O Estado de S. Paulo
Não é tão simples, no entanto, viabilizar a
social-democracia fora do clube dos países ricos
Os Estados
Unidos estão se tornando europeus. A frase foi proferida por
republicanos críticos ao “American Families Plan” do presidente Joe Biden. O projeto prevê
aumento de impostos para ampliar benefícios em saúde e educação. Ou seja,
consolidar as bases de um Estado de bem-estar social. Para alguns estudiosos,
os Estados Unidos já chegam tarde ao planeta da social-democracia, o estilo de
governo predileto do mundo rico. Rejeitá-lo era uma espécie de “excepcionalismo
americano”, nas palavras do professor James Traub, da Universidade de Nova
York.
Para o cientista político Lane Kenworthy, mover-se na direção da social-democracia é uma consequência natural do enriquecimento das nações. Esse é o argumento – baseado em evidências – do recém-lançado “Social Democratic Capitalism”. O livro mostra que cidadãos de países afluentes demandam seguros sociais que os atendam em momentos de dificuldade, como doenças – e tal sentimento ficou ainda mais forte na pandemia. Querem também viver em sociedades mais justas, sem pressões de segurança pública.
As nações ricas caminham para a
social-democracia em diferentes velocidades. Os Estados Unidos cumpriram o
básico: democracia, capitalismo e educação fundamental gratuita. Países europeus
foram além ao criar uma rede de proteção social. É o caso da Alemanha,
cuja social-democracia é consenso à esquerda e à direita – a conservadora Angela Merkel é uma
defensora feroz do Estado de bem-estar.
Os países nórdicos atingiram o estado da
arte da social-democracia. Além de cumprirem os requisitos acima, Suécia, Dinamarca –
e, em menor medida, Finlândia e Noruega – criaram um
sistema que promove o pleno emprego.
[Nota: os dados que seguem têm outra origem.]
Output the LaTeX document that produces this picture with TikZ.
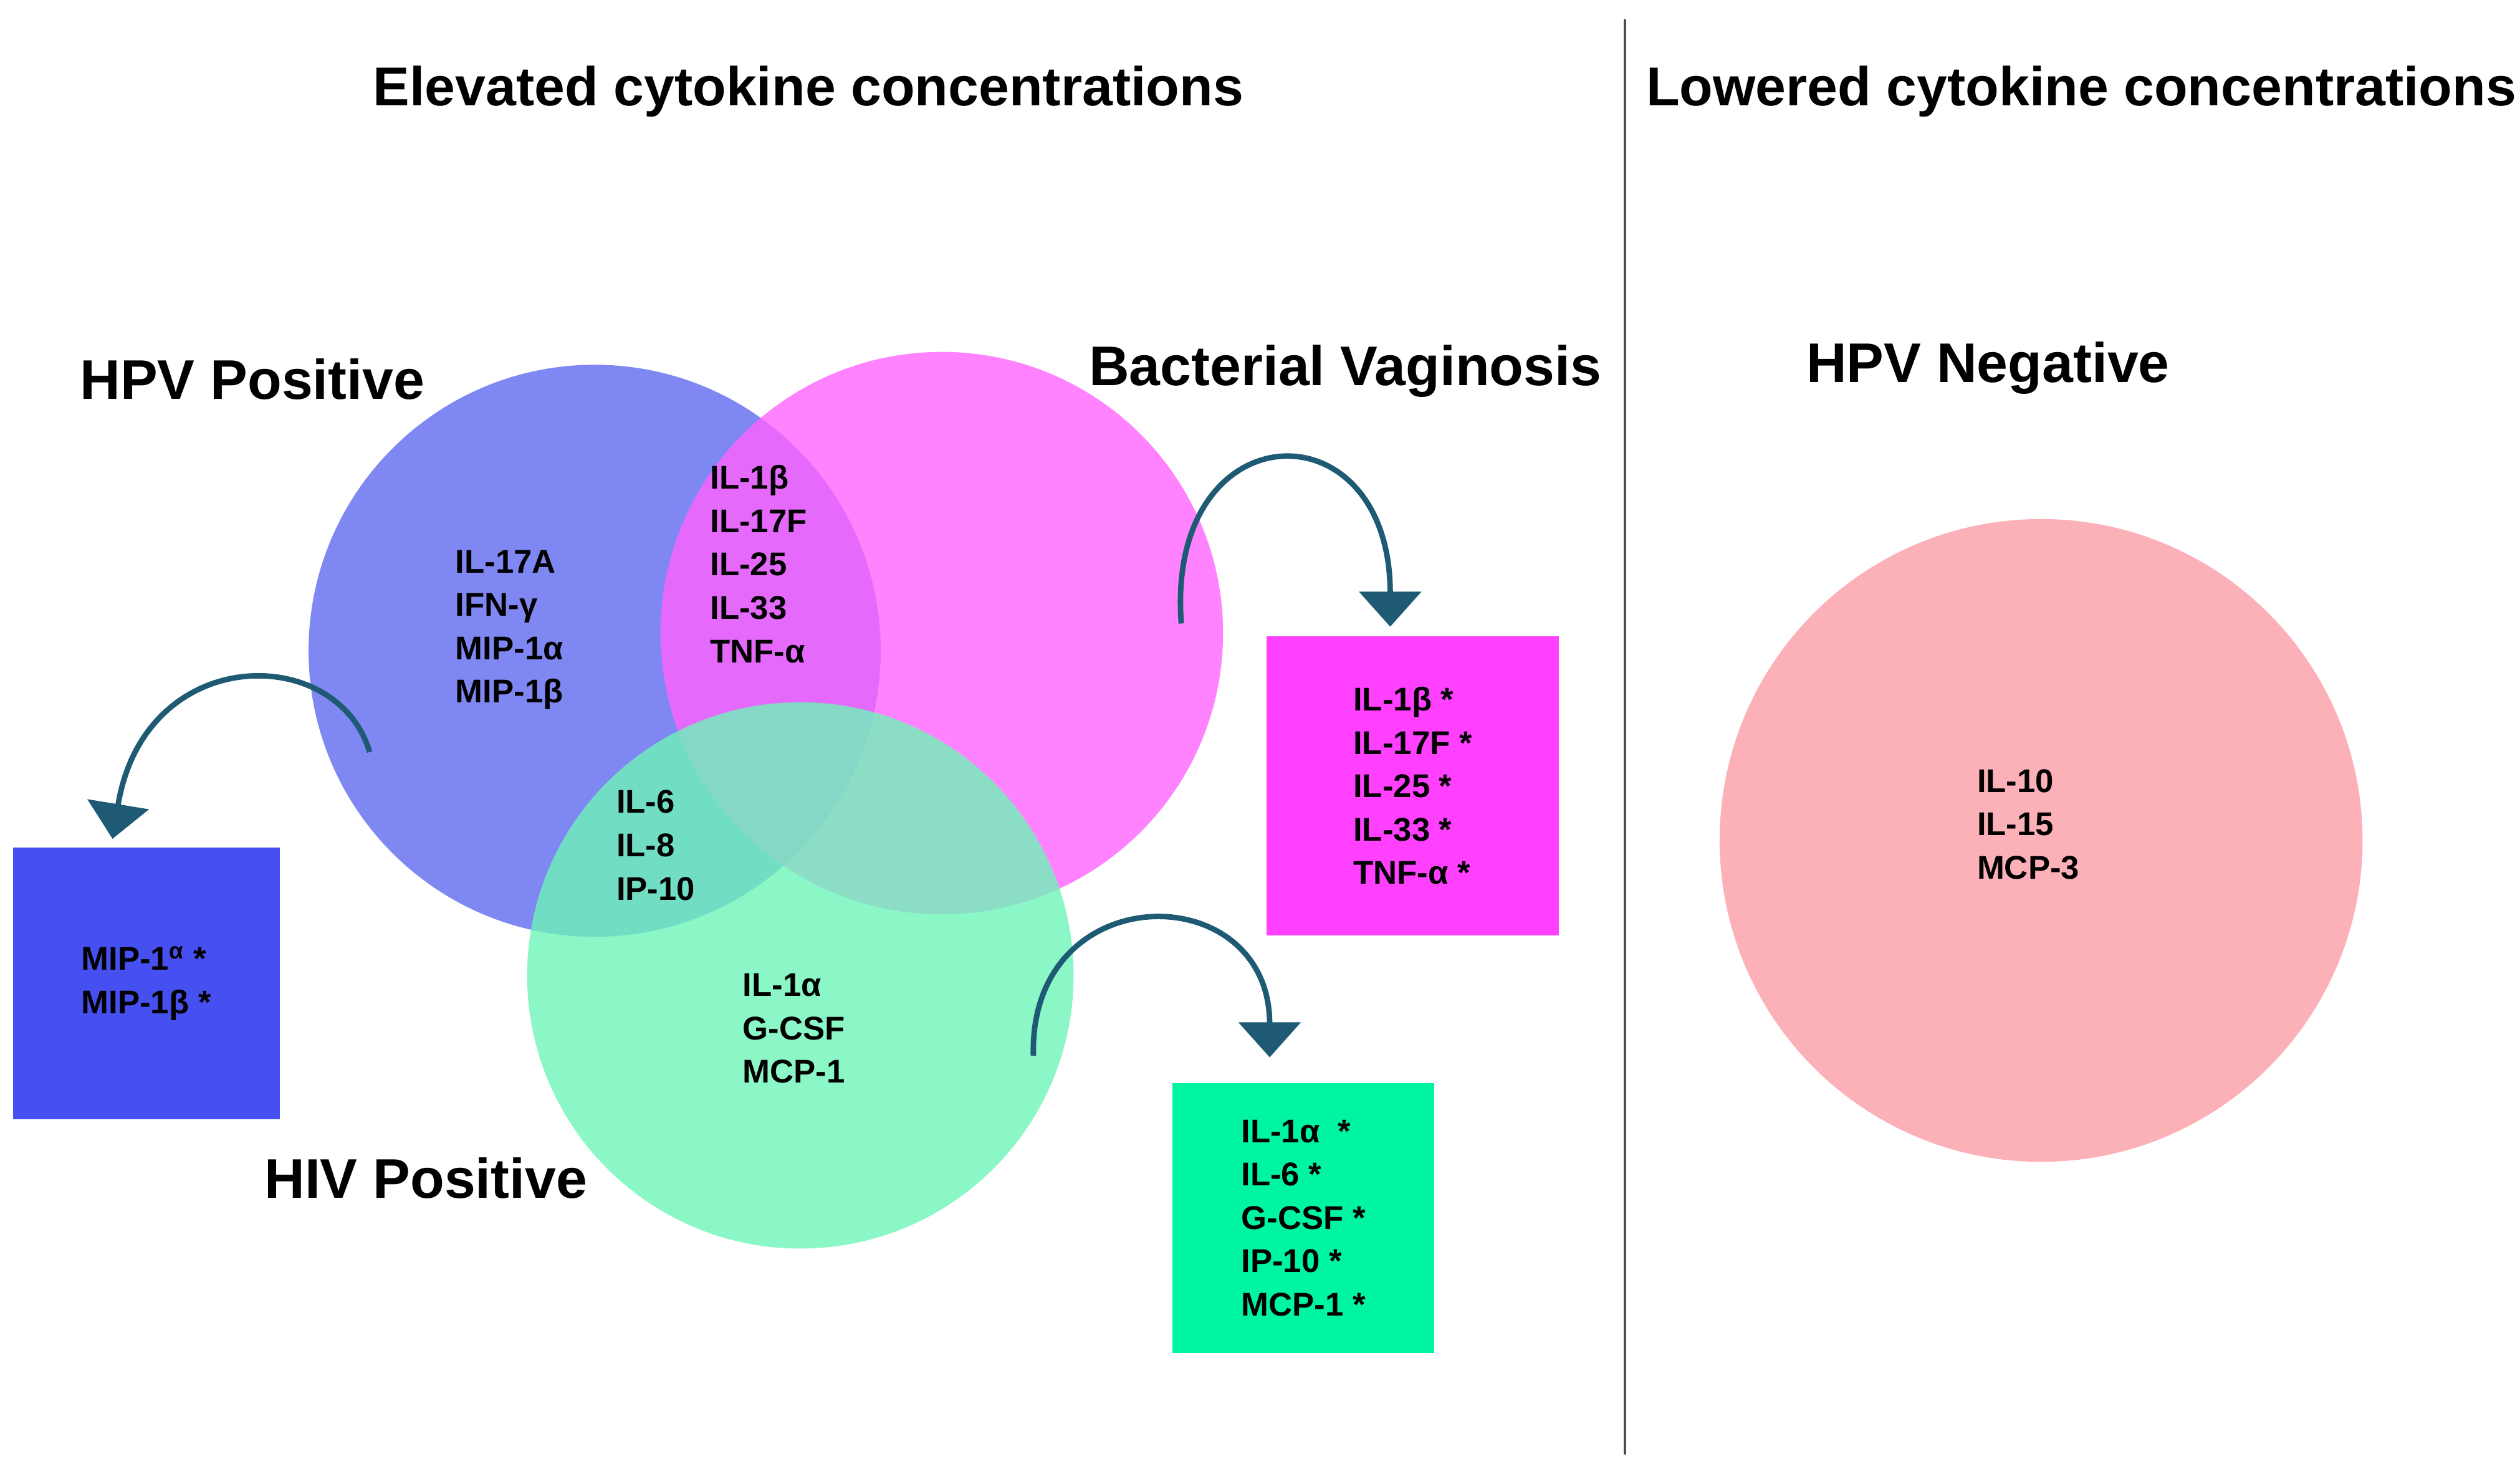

Ele inclui flexibilização das leis
trabalhistas, para facilitar contratações, e programas de treinamento e
requalificação para os trabalhadores, com o intuito de torná-los competitivos
num mercado cada vez mais exigente e digital.
E o Brasil? “Fomos além de outros países da
América Latina na direção da social-democracia”, diz o economista Pedro Nery,
personagem do mini-podcast da semana. Em um texto sobre o livro de Kenworthy
publicado no Estadão, Nery afirma que o Brasil precisa desesperadamente de
uma agenda do tipo social-democrata, diante da desigualdade histórica e do
aumento recente da pobreza e do desemprego.
Os brasileiros optaram por um estado de
bem-estar social na Constituição de 1988. A universalização do ensino
fundamental e a criação do Sistema Único
de Saúde, tão importante no combate à pandemia, são expressões dessa
escolha. Não é tão simples, no entanto, viabilizar uma social-democracia fora
do clube dos países ricos.
Kenworthy mostra em seu livro que, nas
social-democracias, cabe principalmente à classe média financiar os benefícios
dos cidadãos vulneráveis. Isso é especialmente complexo num país em que apenas
5% ganham mais de R$ 5 mil, e metade da população sobrevive com menos que um
salário mínimo. Outra dificuldade é cobrar impostos de trabalhadores informais
ou em situação precária.
Ao contrário do que diz o clichê, o Estado de bem-estar social não é privilégio dos nórdicos. Para Kenworthy, qualquer país pode chegar lá, se houver governantes adestrados na arte da negociação – desafio imenso numa sociedade complexa como a nossa. O Brasil decidiu em 1988 ser o modelo de social-democracia na América Latina. Cumprir tal tarefa equivale a tirar do papel o que está estabelecido em nossa Constituição.